# PCI Express Grafikkarte ?



## pamax (16. Januar 2005)

Hallo,

ich möchte demnächst eine Grafikkarte in meinen PC einbauen.
Entweder eine *Pci-Express*  oder eine *AGP Grafikkarte*.
Was würdet ihr mir empfehlen ?(Pci/Agp)
Ich weiß aber nicht ob mein mainboard mit einer PCI-Express Karte funktioniert.
(Asus P4P800).

Danke im Voraus


----------



## Paule (16. Januar 2005)

öhm, 
Dein Mainboard hat noch keine PCI-E Slots, insofern kommt nur eine AGP-Grafikkarte in betracht.

MfG

Paule


----------



## pamax (16. Januar 2005)

Und wie wär's mit einer PCi Karte ?


----------



## greynox (16. Januar 2005)

Seit gegrüßt Leute,
Für eine PCI Grafikarte brqucht du ein Mainboard das einen PCI-Express Slot hat.

Hochachtungsvoll
greynox


----------



## pamax (16. Januar 2005)

Eine ganz dumme Frage, kann man einen Pci-express Slot nachrüsten ?


----------



## greynox (16. Januar 2005)

Nein, kann man nicht! Du musst dir wenn du unbedingt eine PCI-Express Karte hollen willst braucht du auch ein neues Mainboard, außerdem eine neue CPU und neuen RAM.

Hochachtungsvoll
greynox


----------



## chmee (17. Januar 2005)

ähm, PCI ist nicht PCIe. Dass manche Läden noch PCI anbieten, liegt daran, dass man
zusätzlich zur AGP-GraKa noch eine/mehrere GraKa(s) auf den/die PCI-Slot(s) setzen kann.
Was aktuell nicht mehr zu empfehlen ist.

Und wie greynox schon sagte, PCIe zieht Folgekosten mit sich. Und da stellt sich nur eine
grundsätzliche Frage. Willst Du Deinen Rechner grafisch aufpeppen oder das Neueste haben ?
Die Geschwindigkeit des PCIe können nur HighEndProzessoren und Spiele nutzen. Es gibt
momentan noch keinen Grund auf PCIe umzurüsten, wenn das System funktioniert.
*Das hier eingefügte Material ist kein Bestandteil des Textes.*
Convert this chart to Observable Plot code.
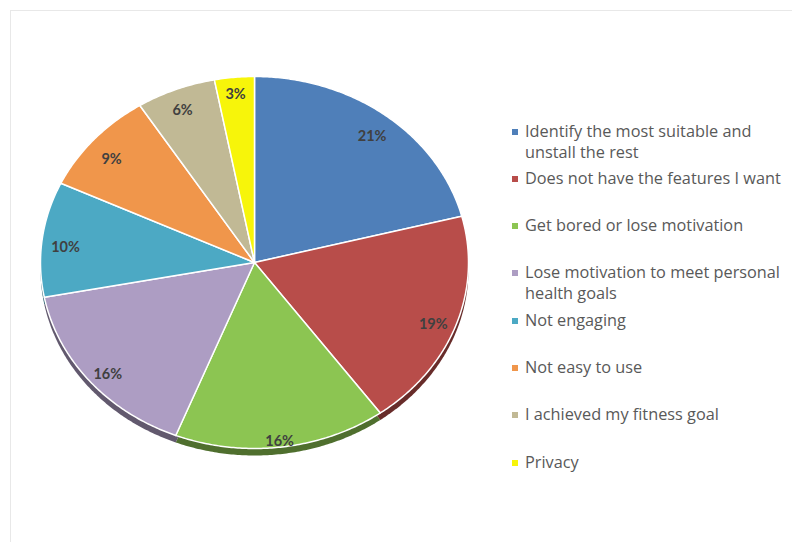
<!DOCTYPE html>
<html><head><meta charset="utf-8">
<script src="https://cdn.jsdelivr.net/npm/d3@7"></script>
<script src="https://cdn.jsdelivr.net/npm/@observablehq/plot@0.6"></script>
<style>
body{margin:0;background:#fff;font-family:"Open Sans",Lato,sans-serif;}
#wrap{position:relative;width:792px;height:542px;overflow:hidden;background:#fff;}
#frame{position:absolute;left:10px;top:10px;width:800px;height:560px;border:1px solid #e8e8e8;box-sizing:border-box;}
#chart{position:absolute;left:0;top:0;}
#legend{position:absolute;left:509px;top:0;}
.item{position:absolute;left:0;width:290px;font-size:16.3px;color:#595959;line-height:21px;padding-left:16px;box-sizing:border-box;white-space:nowrap;}
.sw{position:absolute;left:3px;top:8px;width:6px;height:6px;}
</style></head><body>
<div id="wrap"><div id="frame"></div><div id="chart"></div><div id="legend"></div></div>
<script>
const categories = [
  "Identify the most suitable and unstall the rest",
  "Does not have the features I want",
  "Get bored or lose motivation",
  "Lose motivation to meet personal health goals",
  "Not engaging",
  "Not easy to use",
  "I achieved my fitness goal",
  "Privacy"
];
const legendLines = [
  ["Identify the most suitable and", "unstall the rest"],
  ["Does not have the features I want"],
  ["Get bored or lose motivation"],
  ["Lose motivation to meet personal", "health goals"],
  ["Not engaging"],
  ["Not easy to use"],
  ["I achieved my fitness goal"],
  ["Privacy"]
];
const values = [21, 19, 16, 16, 10, 9, 6, 3];
const colors = ["#4f7fb9", "#b84d4a", "#8cc552", "#ad9dc3", "#4ca9c4", "#f0964b", "#c1b995", "#f7f50a"];

// geometry of the ellipse (pixels)
const cx = 254, cy = 262, rx = 214, ry = 186;

const arcs = d3.pie().sort(null)(values);
const slicePts = [];
const labels = [];
arcs.forEach((a, i) => {
  const cat = categories[i];
  slicePts.push({cat, x: 0, y: 0});
  const n = Math.max(2, Math.ceil((a.endAngle - a.startAngle) / 0.01));
  for (let k = 0; k <= n; k++) {
    const t = a.startAngle + (a.endAngle - a.startAngle) * k / n;
    slicePts.push({cat, x: Math.sin(t), y: Math.cos(t)});
  }
  slicePts.push({cat, x: 0, y: 0});
  const m = (a.startAngle + a.endAngle) / 2;
  const ex = Math.sin(m), ey = Math.cos(m);
  let px = rx * ex, py = -ry * ey;
  const L = Math.hypot(px, py); px /= L; py /= L;
  const inset = 19 * Math.abs(px) + 5 * Math.abs(py) + 4;
  labels.push({
    x: ex - inset * px / rx,
    y: ey + inset * py / ry,
    text: values[i] + "%"
  });
});

const shadow = slicePts.map(d => ({...d}));
const dark = colors.map(c => d3.color(c).darker(1.6).formatHex());

const plot = Plot.plot({
  width: 792, height: 542,
  marginTop: 0, marginRight: 0, marginBottom: 0, marginLeft: 0,
  x: {domain: [-1, 1], range: [cx - rx, cx + rx], axis: null},
  y: {domain: [-1, 1], range: [cy + ry, cy - ry], axis: null},
  color: {domain: categories, range: colors},
  marks: [
    Plot.line(shadow, {x: "x", y: "y", z: "cat", fill: d => dark[categories.indexOf(d.cat)], stroke: "none", dy: 7, curve: "linear"}),
    Plot.line(slicePts, {x: "x", y: "y", z: "cat", fill: "cat", stroke: "white", strokeWidth: 1.5, strokeLinejoin: "round", curve: "linear"}),
    Plot.text(labels, {x: "x", y: "y", text: "text", dy: 6, fill: "#404040", fontSize: 14.5, fontWeight: "bold", fontFamily: "Lato, 'Open Sans', sans-serif"})
  ]
});
document.getElementById("chart").appendChild(plot);

const leg = document.getElementById("legend");
legendLines.forEach((lines, i) => {
  const it = document.createElement("div");
  it.className = "item";
  it.style.top = (120.5 + i * 47.3) + "px";
  const sw = document.createElement("div");
  sw.className = "sw";
  sw.style.background = colors[i];
  it.appendChild(sw);
  it.insertAdjacentHTML("beforeend", lines.join("<br>"));
  leg.appendChild(it);
});
</script>
</body></html>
In meinen
Augen rausgeworfenes Geld, wenn Du nicht zufällig Profi-Gamer bist und jedes Mehr-Frame benötigst. 

mfg


----------



## Paule (17. Januar 2005)

Also ich würde dir zu einer AGP-Karte raten, eine PCI-Karte wäre natürlich auch möglich aber keine *PCI-Express-Karte* . PCI-Karten sind wesentlich langsamer als AGP-Karten und es gibt nur noch sehr wenige.Wenn du  unbedingt eine PCI_Express-Karte haben willst, musst du dir dann wohl oder übel ein neues Mainboard bzw. eine neue CPU kaufen und das wäre natürlich sehr übertrieben, wenn du nur eine neue Grafikkarte suchst.

MfG

Paule


----------